I tended to the design system like a garden.

These three solutions are just a sample of the work I and my design teammates did to maintain the design system. It required constant maintenance and adaptation to the environment to make sure it produced accessible, consistent, and usable products.

  • I was one of 3 designers redesigning components, patterns, and style guidance for the City of Seattle. I collaborated closely with developers and departmental content creators.

  • Design systems, user research, UX and UI design

  • I prototyped in UXPin. Our design system documentation lived in UXPin as well. I worked within a content management system called Ingeniux to implement new components. I used Userlyics for remote usability testing.


The solution

Text links with better accessibility and hierarchy

I conducted a text link style audit (PDF) and found that the most common link style (bold and blue) wasn’t accessible for people relying on more than color cues, and it reduced flexibility for visual hierarchy. I designed a new link style with hover, focus, active, and visited states for both light and dark backgrounds, and worked with my developer partner to implement it globally. I also documented best practices for content creators and vendors.

 

Left navigation with more obvious location cues

Usability testing revealed that users often didn’t know where they were on a site. The existing location indicator relied on color alone, and the dropdown arrows didn’t follow conventions. I redesigned the left navigation to add an accessible location cue and updated the arrow patterns to match common interaction models. I also worked with the developer to rebuild the menu so it auto-populated with correct links, reducing content errors.

 

Map guidance for better accessibility and findability

Many departments use maps to communicate with residents, but creators lacked guidance for making them accessible and mobile-friendly.
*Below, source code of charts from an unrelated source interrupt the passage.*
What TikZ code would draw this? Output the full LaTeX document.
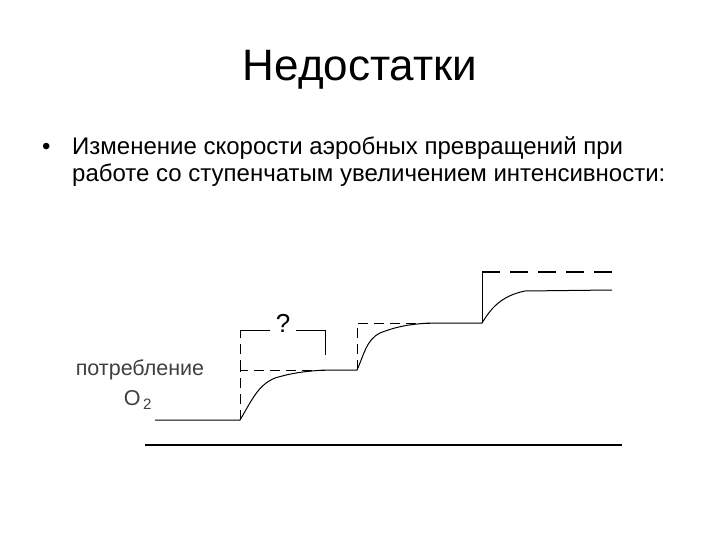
\documentclass[tikz,border=0pt]{standalone}
\usepackage{fontspec}
\setmainfont{Liberation Sans}
\begin{document}
\begin{tikzpicture}[x=1pt,y=-1pt,
  ln/.style={line width=1pt},
  dsh/.style={line width=0.8pt,dash pattern=on 10pt off 6pt},
  tx/.style={inner sep=0pt}]
\useasboundingbox (0,0) rectangle (720,540);
\node[tx,font=\fontsize{44}{50}\selectfont] (title) at (360,70) {Недостатки};
\node[tx,anchor=base west,font=\fontsize{24}{28}\selectfont] (b) at (42,155) {•};
\node[tx,anchor=base west,font=\fontsize{24}{28}\selectfont] (l1) at (72,155) {Изменение скорости аэробных превращений при};
\node[tx,anchor=base west,font=\fontsize{24}{28}\selectfont] (l2) at (72,182) {работе со ступенчатым увеличением интенсивности:};
\node[tx,font=\fontsize{21.5}{24}\selectfont\color{black!75}] (lab) at (140,370) {потребление};
\node[tx,font=\fontsize{21.5}{24}\selectfont\color{black!75}] (o2) at (138,400) {O\textsubscript{\,2}};
\node[tx,font=\fontsize{26}{28}\selectfont] (q) at (283,323) {?};
% axis
\draw[line width=2pt] (145,445) -- (622,445);
% curve
\draw[ln] (155,420) -- (240,420)
  .. controls (252,400) and (258,385) .. (275,378)
  .. controls (295,372) and (310,371) .. (325,370) -- (357,370)
  .. controls (364,355) and (366,340) .. (380,333)
  .. controls (400,325) and (415,324) .. (430,323) -- (482,323)
  .. controls (490,310) and (500,296) .. (525,291)
  -- (612,290);
% dashed
\draw[dsh] (240,420) -- (240,370) -- (325,370);
\draw[dsh] (240,370) -- (240,330);
\draw[ln] (240,330) -- (270,330);
\draw[ln] (296,330) -- (325,330) -- (325,355);
\draw[dsh] (357,370) -- (357,323) -- (430,323);
\draw[line width=1pt] (482,323) -- (482,272);
\draw[line width=1.2pt,dash pattern=on 18pt off 10pt] (482,272) -- (612,272);
\end{tikzpicture}
\end{document}
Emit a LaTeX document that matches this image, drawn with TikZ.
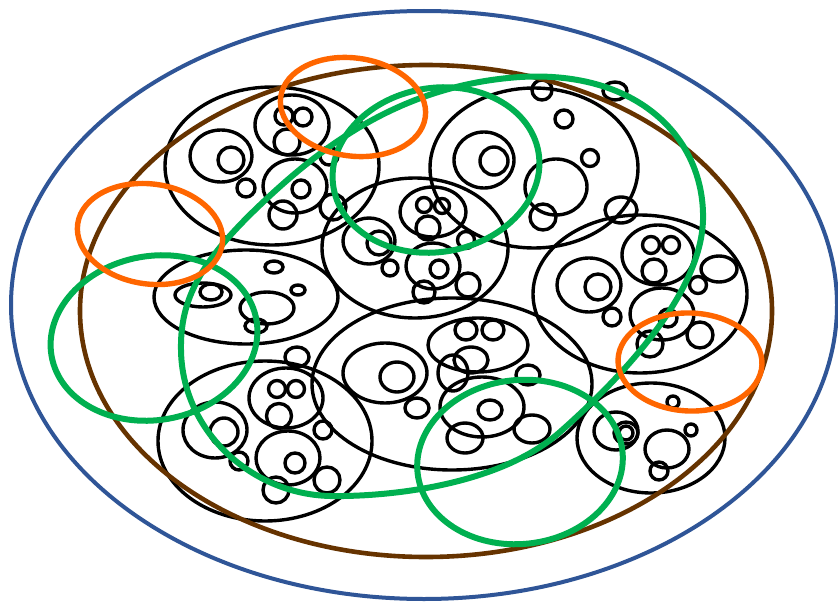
\documentclass[tikz,border=0pt]{standalone}
\begin{document}
\begin{tikzpicture}[x=1pt,y=-1pt,
  blk/.style={draw=black,line width=3.4pt},
  bluering/.style={draw=ringblue,line width=4pt},
  brownring/.style={draw=ringbrown,line width=4.6pt},
  greenring/.style={draw=ringgreen,line width=6pt},
  orangering/.style={draw=ringorange,line width=5.4pt}]
\definecolor{ringblue}{HTML}{2F5597}
\definecolor{ringbrown}{HTML}{663300}
\definecolor{ringgreen}{HTML}{00B050}
\definecolor{ringorange}{HTML}{FF6600}
\newcommand\myell[4]{\draw[blk] (#1,#2) ellipse [x radius=#3pt, y radius=#4pt];}
\newcommand\mycirc[3]{\draw[blk] (#1,#2) circle [radius=#3pt];}
\useasboundingbox (0,0) rectangle (838,602);
\fill[white] (0,0) rectangle (838,602);
% ---------- K1 top-left
\myell{272}{166}{107}{79}
\myell{221}{156}{31}{26}
\mycirc{231}{160}{13}
\mycirc{246}{188}{9}
\myell{292}{125}{37}{30}
\mycirc{284}{116}{9}
\mycirc{303}{117}{9}
\mycirc{287}{142}{13}
\myell{295}{186}{32}{27}
\mycirc{301}{189}{9}
\mycirc{283}{215}{14}
\mycirc{329}{156}{9}
\mycirc{333}{207}{13}
% ---------- K2 centre
\myell{415}{248}{93}{70}
\myell{369}{241}{26}{23}
\mycirc{379}{243}{12}
\mycirc{390}{268}{8}
\myell{433}{212}{33}{25}
\mycirc{424}{205}{7.5}
\mycirc{442}{206}{7.5}
\mycirc{428}{228}{12}
\mycirc{466}{240}{8.5}
\myell{433}{266}{27}{23}
\mycirc{439}{269}{9}
\mycirc{424}{292}{11}
\mycirc{468}{285}{12}
% ---------- K3 top-right
\myell{534}{168}{104}{80}
\myell{484}{160}{30}{28}
\mycirc{494}{161}{14}
\myell{556}{187}{31}{28}
\mycirc{543}{217}{13}
\mycirc{564}{119}{9}
\mycirc{590}{158}{8.5}
\mycirc{542}{90}{10}
\myell{615}{91}{12}{9}
\myell{621}{210}{16}{13}
% ---------- K4 right
\myell{640}{294}{107}{79}
\myell{589}{285}{32}{27}
\mycirc{598}{287}{13}
\mycirc{612}{317}{9}
\myell{658}{255}{36}{30}
\mycirc{651}{245}{8.5}
\mycirc{671}{245}{8.5}
\mycirc{654}{271}{12}
\myell{719}{269}{18}{13}
\mycirc{698}{285}{8.5}
\myell{662}{314}{32}{26}
\mycirc{668}{318}{9}
\mycirc{700}{335}{13}
\mycirc{650}{344}{13}
% ---------- K5 left middle
\myell{246}{297}{92}{47}
\myell{203}{295}{28}{12}
\myell{211}{292}{11}{8}
\myell{274}{267}{9}{6}
\myell{298}{290}{7}{5}
\myell{267}{308}{27}{16}
\myell{256}{326}{11}{7}
% ---------- K6 bottom centre
\myell{452}{384}{140}{86}
\myell{385}{373}{42}{30}
\myell{397}{377}{17}{15}
\myell{417}{408}{12}{10}
\myell{478}{345}{50}{27}
\myell{466}{330}{11}{10}
\myell{493}{330}{11}{10}
\myell{471}{360}{17}{13}
\myell{453}{373}{15}{18}
\myell{528}{375}{12}{10}
\myell{482}{407}{42}{30}
\myell{490}{410}{12}{10}
\myell{465}{438}{18}{15}
\myell{532}{429}{18}{14}
% ---------- K7 bottom left
\myell{265}{441}{107}{80}
\myell{215}{430}{32}{28}
\mycirc{224}{432}{14}
\mycirc{239}{461}{9}
\myell{286}{398}{37}{30}
\mycirc{277}{389}{8.5}
\mycirc{296}{389}{8.5}
\mycirc{279}{416}{12.5}
\myell{288}{458}{32}{27}
\mycirc{295}{463}{10}
\mycirc{276}{490}{13}
\mycirc{327}{480}{13}
\myell{297}{357}{12}{10}
\mycirc{323}{430}{9}
% ---------- K8 bottom right
\myell{651}{438}{74}{55}
\myell{616}{431}{22}{19}
\myell{626}{433}{12}{11}
\mycirc{626}{433}{7}
\mycirc{673}{402}{6}
\mycirc{691}{430}{6}
\myell{667}{449}{22}{19}
\mycirc{659}{471}{9}
% ---------- coloured rings
\draw[bluering] (424,305) ellipse [x radius=413pt, y radius=294pt];
\draw[brownring] (426,311) ellipse [x radius=346pt, y radius=246pt];
\draw[greenring] (181,350) .. controls (180,300) and (200,262) .. (260,205)
  .. controls (320,148) and (400,85) .. (520,77)
  .. controls (640,70) and (705,140) .. (703,220)
  .. controls (701,290) and (630,370) .. (560,432)
  .. controls (500,485) and (390,497) .. (330,496)
  .. controls (250,494) and (182,430) .. (181,350) -- cycle;
\draw[greenring] (154,338) ellipse [x radius=104pt, y radius=82pt, rotate=10];
\draw[greenring] (436,170) ellipse [x radius=104pt, y radius=82pt, rotate=10];
\draw[greenring] (520,462) ellipse [x radius=103pt, y radius=82pt, rotate=6];
\draw[orangering] (353,107) ellipse [x radius=73pt, y radius=49pt, rotate=-8];
\draw[orangering] (150,234) ellipse [x radius=73pt, y radius=50pt, rotate=-8];
\draw[orangering] (690,362) ellipse [x radius=72pt, y radius=49pt, rotate=-2];
\end{tikzpicture}
\end{document}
I created standards for color schemes, headers, and placement, ensuring maps met accessibility guidelines and could be more easily found by residents.

 

The results

  • These changes removed accessibility barriers, created more predictable interactions, and helped content creators publish more consistent and usable experiences across 40+ websites and apps.

  • Departments can now implement accessible link styles, clear navigation patterns, and compliant GIS maps without starting from scratch.

  • These three examples represent just a portion of my design system work for the City of Seattle.